Конфуцианскую утопию можно было построить.
И в ней можно было жить.
Раз за разом она оказывалась оптимальным социальным и административным устройством, способным обеспечить китайской культуре наилучшие шансы на продление себя в будущее.
Всякая попытка реализовать европейскую утопию и во времена давние (в стиле, скажем, Кальвина или Мюнцера), и в недавние, памятные нам куда лучше, падала на грешную реальность, как атомная бомба: всё выжжено, всё оплавлено, но зато потом долго светится из-за наведённой радиации.
Всякая попытка реализовать конфуцианскую утопию была полной воды лейкой в руках садовника, чей сад начал было пересыхать.
Если под этим углом зрения проанализировать лучшие советские утопии прошлого века, прежде всего — сформировавшие представления о Мире Полудня тексты братьев Стругацких, невозможно не почувствовать, что, хотя мир этот было принято полагать коммунистическим, мотивационная база людей Полудня крайне далека от мотиваций управленцев из европейских утопий (которые долгое время считались предшественницами так называемого научного коммунизма), но зато практически совпадает с мотивационной базой цзюньцзы. Ну, за исключением приверженности жёсткой и консервативной внутрисемейной иерархии, что в современном обществе не очень существенно.
Недаром Борис Стругацкий вспоминал в конце жизни: «Слова „коммунизм“, „коммунист“, „коммунары“ — многое значили для нас тогда. В частности, они означали светлую цель и чистоту помыслов. Нам понадобился добрый десяток лет, чтобы понять суть дела. Понять, что „наш“ коммунизм и коммунизм товарища Суслова — не имеют между собой ничего общего».
Всерьёз коммунар отличается от цзюньцзы лишь по двум пунктам.
Во-первых, идеальная система мотиваций распространена с управленцев на всех людей вообще.
Но ведь каждый член грядущего общества мыслился в достаточной степени сознательным, ответственным и самостоятельным. Стало быть, в рамках своей профессиональной деятельности он в любой момент мог оказаться единым в двух лицах принимающим решения и реализующим их управленцем/ исполнителем. К тому же при демократическом мироустройстве каждый и обязан быть пригоден к профессиональной управленческой деятельности. Выбрали звездолётчика членом Мирового Совета — и управляй, не халтурь.
А во-вторых — совершенствование мира переориентировано с прошлого на будущее, с навечно расквартированного на заре времён статичного идеала на динамичный идеал, бесконечно разворачивающийся в бесконечное грядущее.
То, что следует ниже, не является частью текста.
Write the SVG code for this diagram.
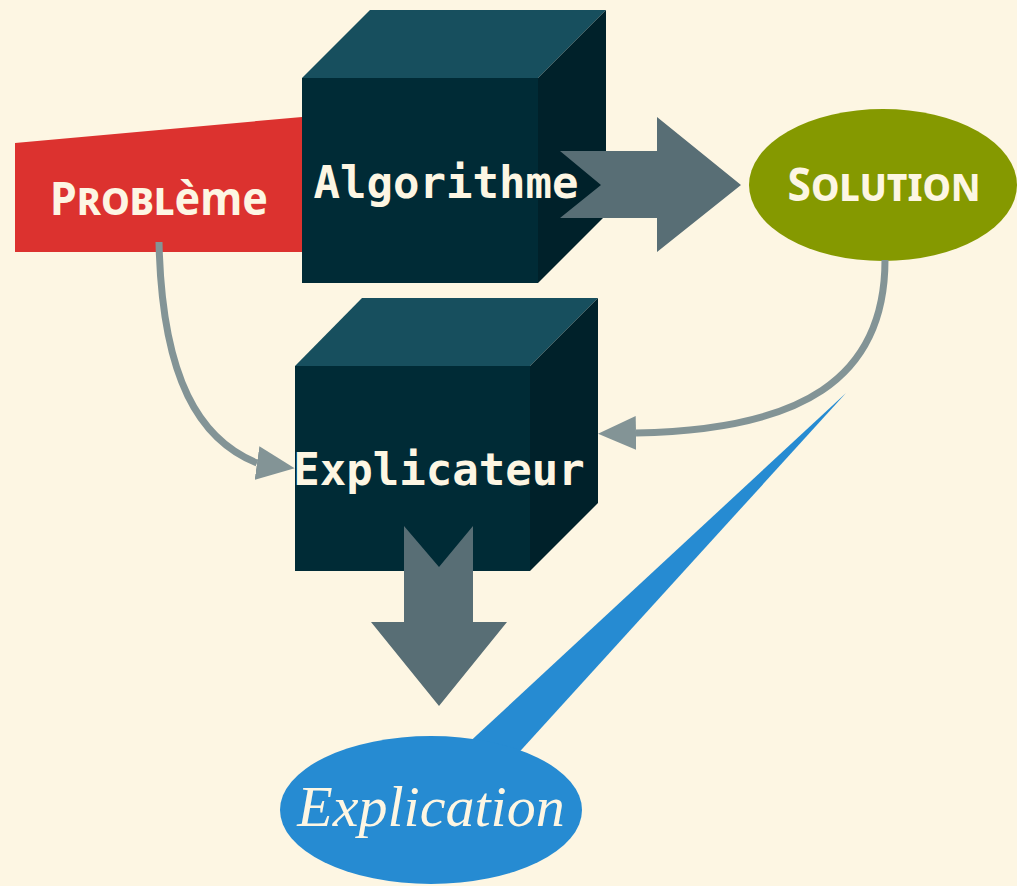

Главным же средством двуединого процесса познания/созидания этого идеала, то есть смыслом жизни, стал переросший в естественную потребность научный и вообще творческий поиск, служение истине; в конфуцианской модели это место занимает служение воплощающему волю Неба правителю (тоже — смысл жизни).
Однако и эти различия не имеют никакого отношения к собственно индивидуальной психологии обитателей идеальных миров; оба принципиальных различия находятся вне личного мотивационного комплекса, во внешнем социуме и в его истории.
Приходится признать, что, в отличие от утопий тоталитарных, наперебой рвущихся простой грубой силой перелопатить неправильного человека в человека качественно иного, правильного, по-настоящему гуманистические и жизнеутверждающие социальные модели, ни в малейшей степени не подозревая друг о друге и вроде бы несхожие во всём, с древности до наших дней рисуют Человека Воспитанного Творческого Деятельного Ответственного психологически однотипно.
Похоже, открытая в этих утопиях система мотиваций по самой человеческой природе является единственной, какую можно предложить в качестве заманчивой альтернативы тому мотивационному комплексу, что основан на возведённом в ранг высшего приоритета немедленном прямом самоутверждении, принявшем в наше время в первую очередь формы исступлённой бытовой агрессии и ненасытного стяжания — особенно опасные в открытом обществе, когда каждый человек то и дело оказывается сам себе управленец. Эффективность этой системы доказывает не только двухтысячелетняя история императорского Китая. Но и последние десятилетия СССР, когда пропитанная грёзой о светлом будущем активная часть так называемой трудовой интеллигенции попутно сделала свою страну одним из лидеров мирового научного прогресса. И первые десятилетия новой России, когда она же, своими открытиями и работой в НИИ и КБ не за страх, а за совесть, своей готовностью продолжать творить хоть за корку хлеба, своим стоическим противостоянием потугам сделать науку рентабельной услугой, да и в разнообразных партиях, правых и левых — кого куда занесло, оказалась едва ли не единственным препятствием для стремительного, а-ля блицкриг, тоталитарного торжества общества потребления.